▶ [WHAT IS REQUIRED]
In the material below, identify each line bearing the word "this". Reproduce those lines.

▶ [WORKING DATA]
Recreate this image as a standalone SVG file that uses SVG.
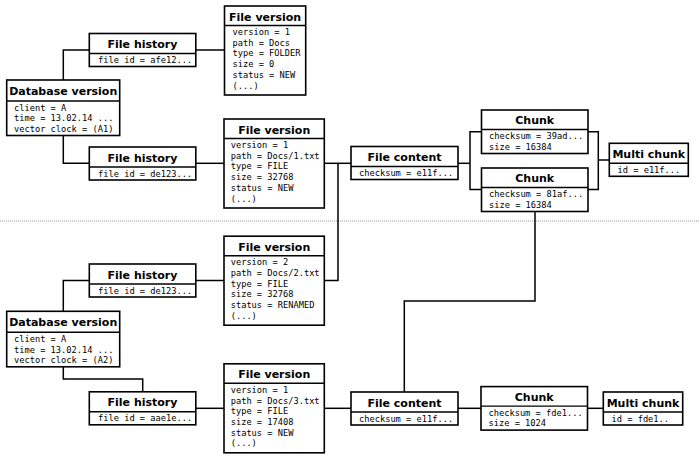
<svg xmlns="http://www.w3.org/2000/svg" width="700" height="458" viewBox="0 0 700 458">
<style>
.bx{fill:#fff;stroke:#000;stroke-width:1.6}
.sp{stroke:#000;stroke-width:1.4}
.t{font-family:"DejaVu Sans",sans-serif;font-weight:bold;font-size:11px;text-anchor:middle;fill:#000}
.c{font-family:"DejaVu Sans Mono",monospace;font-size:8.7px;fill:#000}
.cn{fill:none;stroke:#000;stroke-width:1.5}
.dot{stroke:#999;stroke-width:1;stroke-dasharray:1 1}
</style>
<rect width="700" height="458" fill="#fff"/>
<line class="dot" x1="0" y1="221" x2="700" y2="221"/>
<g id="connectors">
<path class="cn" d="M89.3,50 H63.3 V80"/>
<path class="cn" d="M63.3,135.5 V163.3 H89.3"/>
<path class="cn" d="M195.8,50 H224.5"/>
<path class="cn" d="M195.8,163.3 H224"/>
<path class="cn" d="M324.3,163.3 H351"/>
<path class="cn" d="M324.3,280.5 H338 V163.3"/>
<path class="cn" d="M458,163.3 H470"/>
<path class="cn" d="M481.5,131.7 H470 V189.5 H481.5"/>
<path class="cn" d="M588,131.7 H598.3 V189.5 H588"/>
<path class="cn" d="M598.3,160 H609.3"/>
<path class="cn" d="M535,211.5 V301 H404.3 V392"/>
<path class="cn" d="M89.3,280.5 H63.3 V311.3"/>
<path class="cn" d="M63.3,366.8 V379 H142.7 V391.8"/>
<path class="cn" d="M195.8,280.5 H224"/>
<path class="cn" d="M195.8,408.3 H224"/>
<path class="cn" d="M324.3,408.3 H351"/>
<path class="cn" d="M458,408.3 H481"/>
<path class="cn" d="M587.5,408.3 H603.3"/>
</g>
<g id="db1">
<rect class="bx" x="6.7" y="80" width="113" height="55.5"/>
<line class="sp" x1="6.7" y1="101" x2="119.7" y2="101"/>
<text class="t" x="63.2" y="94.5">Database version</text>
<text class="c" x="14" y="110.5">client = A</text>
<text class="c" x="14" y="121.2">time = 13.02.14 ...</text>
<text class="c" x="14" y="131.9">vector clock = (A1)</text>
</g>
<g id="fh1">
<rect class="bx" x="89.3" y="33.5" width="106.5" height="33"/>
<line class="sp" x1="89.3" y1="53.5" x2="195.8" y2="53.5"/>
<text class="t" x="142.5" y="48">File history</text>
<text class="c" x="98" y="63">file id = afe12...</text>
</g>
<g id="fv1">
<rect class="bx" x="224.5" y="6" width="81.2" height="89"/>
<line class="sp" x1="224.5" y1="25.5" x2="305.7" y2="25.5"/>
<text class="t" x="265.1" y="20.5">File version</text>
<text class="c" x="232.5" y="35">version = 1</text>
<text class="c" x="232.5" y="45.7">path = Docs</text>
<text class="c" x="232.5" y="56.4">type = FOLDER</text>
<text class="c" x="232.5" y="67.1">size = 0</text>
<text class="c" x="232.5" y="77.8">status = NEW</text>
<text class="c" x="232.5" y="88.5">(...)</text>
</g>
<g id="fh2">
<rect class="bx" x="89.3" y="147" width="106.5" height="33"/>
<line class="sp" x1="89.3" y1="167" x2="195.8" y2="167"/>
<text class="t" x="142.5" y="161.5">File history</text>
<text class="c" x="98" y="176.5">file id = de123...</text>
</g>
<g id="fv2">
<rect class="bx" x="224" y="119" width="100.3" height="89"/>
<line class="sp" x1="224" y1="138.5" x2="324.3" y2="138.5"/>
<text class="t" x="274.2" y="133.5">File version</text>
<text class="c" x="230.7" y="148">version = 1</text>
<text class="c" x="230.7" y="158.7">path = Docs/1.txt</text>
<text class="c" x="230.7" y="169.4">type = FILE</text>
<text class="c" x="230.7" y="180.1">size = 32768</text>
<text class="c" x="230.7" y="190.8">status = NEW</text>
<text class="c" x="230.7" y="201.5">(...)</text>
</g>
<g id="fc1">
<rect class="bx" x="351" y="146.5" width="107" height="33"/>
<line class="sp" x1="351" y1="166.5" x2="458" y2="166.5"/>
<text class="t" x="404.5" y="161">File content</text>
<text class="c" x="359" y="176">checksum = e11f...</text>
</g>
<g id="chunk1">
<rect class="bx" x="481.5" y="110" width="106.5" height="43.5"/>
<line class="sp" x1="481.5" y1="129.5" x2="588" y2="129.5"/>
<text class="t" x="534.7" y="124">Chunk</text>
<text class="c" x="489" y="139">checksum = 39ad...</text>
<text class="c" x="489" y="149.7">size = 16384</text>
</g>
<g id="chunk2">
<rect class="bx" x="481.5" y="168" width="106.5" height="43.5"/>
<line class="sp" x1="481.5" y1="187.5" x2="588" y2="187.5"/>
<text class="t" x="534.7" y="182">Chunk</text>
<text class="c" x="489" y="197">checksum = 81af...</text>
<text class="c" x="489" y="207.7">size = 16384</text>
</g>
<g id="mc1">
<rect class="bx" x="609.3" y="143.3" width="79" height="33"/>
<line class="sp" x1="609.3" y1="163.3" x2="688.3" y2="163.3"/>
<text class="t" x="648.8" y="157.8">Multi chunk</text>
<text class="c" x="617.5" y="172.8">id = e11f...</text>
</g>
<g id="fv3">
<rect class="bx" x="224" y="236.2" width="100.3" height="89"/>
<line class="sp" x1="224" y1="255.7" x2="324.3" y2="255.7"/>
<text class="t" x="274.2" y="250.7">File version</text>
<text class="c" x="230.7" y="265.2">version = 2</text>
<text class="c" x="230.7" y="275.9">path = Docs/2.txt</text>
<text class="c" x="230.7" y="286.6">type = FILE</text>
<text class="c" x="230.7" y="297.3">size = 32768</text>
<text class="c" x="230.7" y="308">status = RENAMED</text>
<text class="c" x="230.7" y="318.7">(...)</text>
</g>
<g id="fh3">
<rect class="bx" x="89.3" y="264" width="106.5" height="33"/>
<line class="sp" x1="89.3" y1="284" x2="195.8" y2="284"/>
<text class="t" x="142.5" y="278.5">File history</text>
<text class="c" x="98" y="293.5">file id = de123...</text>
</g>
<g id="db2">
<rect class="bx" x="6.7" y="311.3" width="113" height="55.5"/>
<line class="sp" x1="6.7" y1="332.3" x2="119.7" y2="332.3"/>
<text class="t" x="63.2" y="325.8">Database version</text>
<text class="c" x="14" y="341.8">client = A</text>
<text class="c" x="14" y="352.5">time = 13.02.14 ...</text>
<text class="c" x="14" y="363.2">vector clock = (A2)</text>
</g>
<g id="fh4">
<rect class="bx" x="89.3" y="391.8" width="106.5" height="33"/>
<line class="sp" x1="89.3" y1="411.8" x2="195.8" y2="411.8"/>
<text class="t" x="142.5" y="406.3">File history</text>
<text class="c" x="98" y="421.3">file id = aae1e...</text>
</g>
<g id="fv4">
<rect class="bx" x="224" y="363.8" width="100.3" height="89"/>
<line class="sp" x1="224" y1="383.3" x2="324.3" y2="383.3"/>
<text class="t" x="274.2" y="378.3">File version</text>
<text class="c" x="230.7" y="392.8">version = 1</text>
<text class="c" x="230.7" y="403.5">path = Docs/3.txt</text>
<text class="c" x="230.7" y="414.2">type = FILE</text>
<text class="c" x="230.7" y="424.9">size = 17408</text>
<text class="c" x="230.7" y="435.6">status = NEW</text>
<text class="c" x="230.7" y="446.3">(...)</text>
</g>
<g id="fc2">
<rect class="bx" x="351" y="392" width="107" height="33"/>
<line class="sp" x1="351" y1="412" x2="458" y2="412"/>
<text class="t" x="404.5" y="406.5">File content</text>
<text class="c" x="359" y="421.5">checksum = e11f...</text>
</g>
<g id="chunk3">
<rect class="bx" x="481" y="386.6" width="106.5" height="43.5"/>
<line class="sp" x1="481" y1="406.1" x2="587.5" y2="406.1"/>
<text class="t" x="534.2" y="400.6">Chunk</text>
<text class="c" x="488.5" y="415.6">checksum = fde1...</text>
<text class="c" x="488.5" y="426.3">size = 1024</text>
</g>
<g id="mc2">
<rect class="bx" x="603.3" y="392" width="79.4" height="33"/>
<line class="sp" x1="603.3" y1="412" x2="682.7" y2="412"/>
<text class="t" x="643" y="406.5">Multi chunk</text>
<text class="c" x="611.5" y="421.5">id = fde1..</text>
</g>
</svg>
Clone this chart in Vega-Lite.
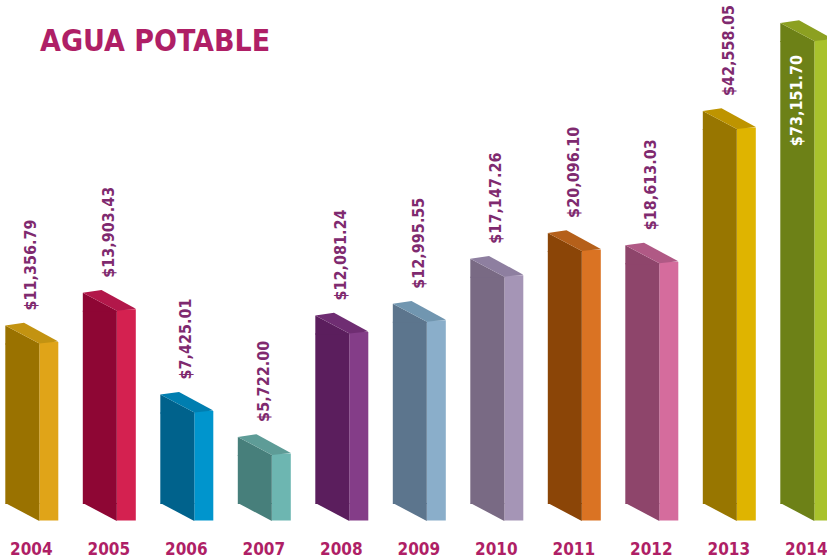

▶ [FINAL RESULT]
Recreate this image as a standalone SVG file that uses SVG.
Clone this chart in Vega-Lite.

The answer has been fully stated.